Leadership 2009 - Week in Review, March 29

Over the last 7 days, the Saskatchewan NDP leadership race managed to completely escape any media attention (at least according to Google News). But that doesn't mean there hasn't been plenty going on just below the radar - as you can tell from my archives on the subject. And there looks to be plenty more news on the horizon.

Most notably, one of the more surprising omissions of the campaign so far looks to have been corrected without any public fanfare. Deb Higgins' original web page was remarkably weak in both style and substance for one of the political veterans in the race - and its replacement with first an error message and then a placeholder didn't do much to ease any concerns. But Higgins' full site has finally gone live, featuring all of the elements (a simple donation process, event and policy information, etc.) which were sorely lacking in her campaign's first design.

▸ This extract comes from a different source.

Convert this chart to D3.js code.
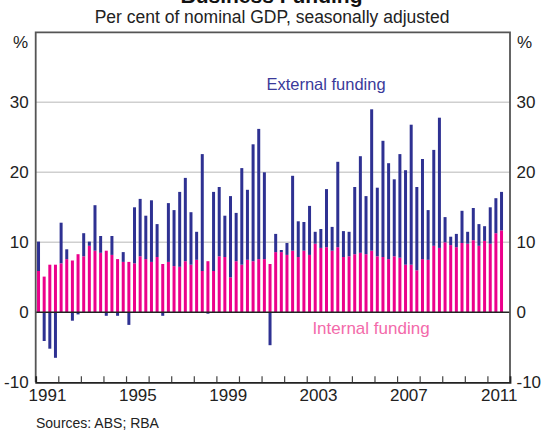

And in turn, Higgins' campaign theme has also been unveiled: "True Commitment. Real Leadership." Like the other most recent development in Higgins' campaign, the slogan looks innocuous on its surface, but figures to highlight a weakness in Dwain Lingenfelter's campaign even without offering up any direct criticism.

Remember that Higgins' political funding proposal criticized the influence of "Alberta's corporate elite" on Saskatchewan politics - referring directly to Brad Wall's Calgary fund-raising, but with at least an underlying inference that Lingenfelter carries some of the same problem. Likewise, the inclusion of "commitment" in her theme does more than just highlight a strength for Higgins based on her record of service within the NDP: it also creates an implicit contrast based on Lingenfelter's time out of province, not to mention the seemingly remote odds that he'd run for the party if his leadership campaign proves unsuccessful.

Coming on the heels of the similarly implicit criticism of Lingenfelter's original plan for a northern forum in the announcement of a joint event by Ryan Meili and Yens Pedersen, it seems clear that while Lingenfelter's opponents are being careful about opening up any irreparable chasms within the party, they're not going to be shy about pointing out Lingenfelter's possible downsides as a means of drawing in support. And with perhaps the most important month of the campaign about to begin, it'll be extremely interesting to see how much further the candidates and their supporters end up going over the next few weeks.